[Stored data]
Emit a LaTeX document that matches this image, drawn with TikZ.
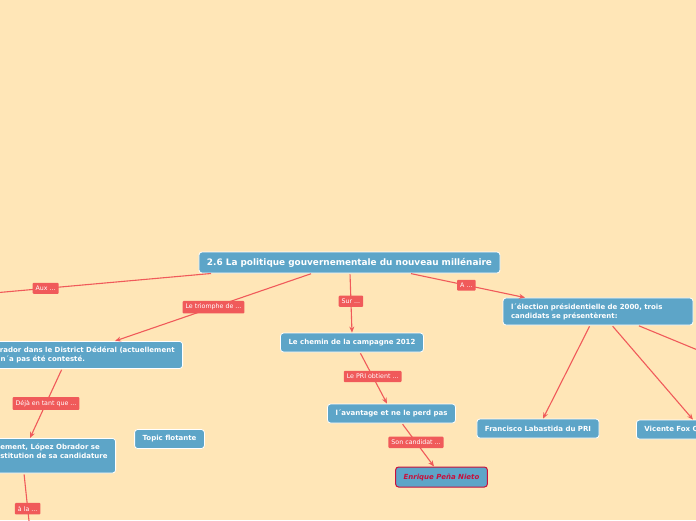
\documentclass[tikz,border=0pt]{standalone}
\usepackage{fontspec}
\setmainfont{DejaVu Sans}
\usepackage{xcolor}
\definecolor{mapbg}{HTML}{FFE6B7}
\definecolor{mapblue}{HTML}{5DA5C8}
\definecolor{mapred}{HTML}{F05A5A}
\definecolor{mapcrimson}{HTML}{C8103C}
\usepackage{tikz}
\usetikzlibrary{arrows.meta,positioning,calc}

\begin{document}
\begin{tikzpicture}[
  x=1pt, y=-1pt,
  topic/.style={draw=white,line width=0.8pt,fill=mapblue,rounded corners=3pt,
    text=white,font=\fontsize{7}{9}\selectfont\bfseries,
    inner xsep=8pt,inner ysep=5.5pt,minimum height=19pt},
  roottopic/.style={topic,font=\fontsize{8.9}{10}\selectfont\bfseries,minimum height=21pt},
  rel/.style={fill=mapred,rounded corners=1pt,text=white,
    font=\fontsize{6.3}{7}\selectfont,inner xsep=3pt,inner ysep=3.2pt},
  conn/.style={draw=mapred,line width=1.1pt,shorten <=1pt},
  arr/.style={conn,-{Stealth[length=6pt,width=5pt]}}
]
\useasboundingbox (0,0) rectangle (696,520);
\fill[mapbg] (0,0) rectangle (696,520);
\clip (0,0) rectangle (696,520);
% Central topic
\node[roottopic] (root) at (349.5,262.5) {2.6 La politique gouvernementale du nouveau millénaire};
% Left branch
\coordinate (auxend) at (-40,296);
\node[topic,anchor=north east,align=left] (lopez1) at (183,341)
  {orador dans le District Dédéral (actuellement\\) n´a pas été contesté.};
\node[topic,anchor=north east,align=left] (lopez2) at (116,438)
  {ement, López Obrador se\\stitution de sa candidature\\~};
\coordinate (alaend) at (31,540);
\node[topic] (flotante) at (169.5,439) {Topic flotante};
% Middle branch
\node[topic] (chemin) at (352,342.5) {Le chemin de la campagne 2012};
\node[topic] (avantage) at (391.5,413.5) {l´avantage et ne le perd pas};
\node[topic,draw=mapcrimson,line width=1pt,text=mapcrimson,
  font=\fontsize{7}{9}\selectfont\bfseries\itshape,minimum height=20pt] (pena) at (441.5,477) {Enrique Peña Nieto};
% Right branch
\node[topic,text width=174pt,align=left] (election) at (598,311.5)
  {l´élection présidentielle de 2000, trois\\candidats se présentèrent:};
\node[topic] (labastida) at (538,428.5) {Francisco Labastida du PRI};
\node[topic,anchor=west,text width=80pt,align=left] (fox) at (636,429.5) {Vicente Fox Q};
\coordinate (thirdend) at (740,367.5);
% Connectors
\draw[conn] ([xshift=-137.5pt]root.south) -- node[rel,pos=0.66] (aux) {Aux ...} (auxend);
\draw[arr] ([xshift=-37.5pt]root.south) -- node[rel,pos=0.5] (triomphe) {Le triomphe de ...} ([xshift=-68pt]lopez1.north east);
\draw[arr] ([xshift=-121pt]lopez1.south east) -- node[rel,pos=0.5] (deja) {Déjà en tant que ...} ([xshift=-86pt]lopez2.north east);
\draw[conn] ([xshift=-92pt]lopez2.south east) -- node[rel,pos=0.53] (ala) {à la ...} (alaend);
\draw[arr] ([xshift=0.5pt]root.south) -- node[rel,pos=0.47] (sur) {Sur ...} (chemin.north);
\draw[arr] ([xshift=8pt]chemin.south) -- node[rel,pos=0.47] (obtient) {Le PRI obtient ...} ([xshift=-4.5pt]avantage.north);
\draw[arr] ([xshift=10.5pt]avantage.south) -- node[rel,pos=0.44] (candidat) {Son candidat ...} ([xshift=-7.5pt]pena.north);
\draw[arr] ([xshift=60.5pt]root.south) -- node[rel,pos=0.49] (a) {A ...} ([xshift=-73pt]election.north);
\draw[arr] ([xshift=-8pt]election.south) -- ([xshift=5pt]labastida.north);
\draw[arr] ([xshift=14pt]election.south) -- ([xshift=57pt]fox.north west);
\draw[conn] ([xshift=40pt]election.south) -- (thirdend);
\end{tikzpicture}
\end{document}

[What needs to be done]
Restate the data above word for word. Skip every picture.

[Correct response]
Emit a LaTeX document that matches this image, drawn with TikZ.
\documentclass[tikz,border=0pt]{standalone}
\usepackage{fontspec}
\setmainfont{DejaVu Sans}
\usepackage{xcolor}
\definecolor{mapbg}{HTML}{FFE6B7}
\definecolor{mapblue}{HTML}{5DA5C8}
\definecolor{mapred}{HTML}{F05A5A}
\definecolor{mapcrimson}{HTML}{C8103C}
\usepackage{tikz}
\usetikzlibrary{arrows.meta,positioning,calc}

\begin{document}
\begin{tikzpicture}[
  x=1pt, y=-1pt,
  topic/.style={draw=white,line width=0.8pt,fill=mapblue,rounded corners=3pt,
    text=white,font=\fontsize{7}{9}\selectfont\bfseries,
    inner xsep=8pt,inner ysep=5.5pt,minimum height=19pt},
  roottopic/.style={topic,font=\fontsize{8.9}{10}\selectfont\bfseries,minimum height=21pt},
  rel/.style={fill=mapred,rounded corners=1pt,text=white,
    font=\fontsize{6.3}{7}\selectfont,inner xsep=3pt,inner ysep=3.2pt},
  conn/.style={draw=mapred,line width=1.1pt,shorten <=1pt},
  arr/.style={conn,-{Stealth[length=6pt,width=5pt]}}
]
\useasboundingbox (0,0) rectangle (696,520);
\fill[mapbg] (0,0) rectangle (696,520);
\clip (0,0) rectangle (696,520);
% Central topic
\node[roottopic] (root) at (349.5,262.5) {2.6 La politique gouvernementale du nouveau millénaire};
% Left branch
\coordinate (auxend) at (-40,296);
\node[topic,anchor=north east,align=left] (lopez1) at (183,341)
  {orador dans le District Dédéral (actuellement\\) n´a pas été contesté.};
\node[topic,anchor=north east,align=left] (lopez2) at (116,438)
  {ement, López Obrador se\\stitution de sa candidature\\~};
\coordinate (alaend) at (31,540);
\node[topic] (flotante) at (169.5,439) {Topic flotante};
% Middle branch
\node[topic] (chemin) at (352,342.5) {Le chemin de la campagne 2012};
\node[topic] (avantage) at (391.5,413.5) {l´avantage et ne le perd pas};
\node[topic,draw=mapcrimson,line width=1pt,text=mapcrimson,
  font=\fontsize{7}{9}\selectfont\bfseries\itshape,minimum height=20pt] (pena) at (441.5,477) {Enrique Peña Nieto};
% Right branch
\node[topic,text width=174pt,align=left] (election) at (598,311.5)
  {l´élection présidentielle de 2000, trois\\candidats se présentèrent:};
\node[topic] (labastida) at (538,428.5) {Francisco Labastida du PRI};
\node[topic,anchor=west,text width=80pt,align=left] (fox) at (636,429.5) {Vicente Fox Q};
\coordinate (thirdend) at (740,367.5);
% Connectors
\draw[conn] ([xshift=-137.5pt]root.south) -- node[rel,pos=0.66] (aux) {Aux ...} (auxend);
\draw[arr] ([xshift=-37.5pt]root.south) -- node[rel,pos=0.5] (triomphe) {Le triomphe de ...} ([xshift=-68pt]lopez1.north east);
\draw[arr] ([xshift=-121pt]lopez1.south east) -- node[rel,pos=0.5] (deja) {Déjà en tant que ...} ([xshift=-86pt]lopez2.north east);
\draw[conn] ([xshift=-92pt]lopez2.south east) -- node[rel,pos=0.53] (ala) {à la ...} (alaend);
\draw[arr] ([xshift=0.5pt]root.south) -- node[rel,pos=0.47] (sur) {Sur ...} (chemin.north);
\draw[arr] ([xshift=8pt]chemin.south) -- node[rel,pos=0.47] (obtient) {Le PRI obtient ...} ([xshift=-4.5pt]avantage.north);
\draw[arr] ([xshift=10.5pt]avantage.south) -- node[rel,pos=0.44] (candidat) {Son candidat ...} ([xshift=-7.5pt]pena.north);
\draw[arr] ([xshift=60.5pt]root.south) -- node[rel,pos=0.49] (a) {A ...} ([xshift=-73pt]election.north);
\draw[arr] ([xshift=-8pt]election.south) -- ([xshift=5pt]labastida.north);
\draw[arr] ([xshift=14pt]election.south) -- ([xshift=57pt]fox.north west);
\draw[conn] ([xshift=40pt]election.south) -- (thirdend);
\end{tikzpicture}
\end{document}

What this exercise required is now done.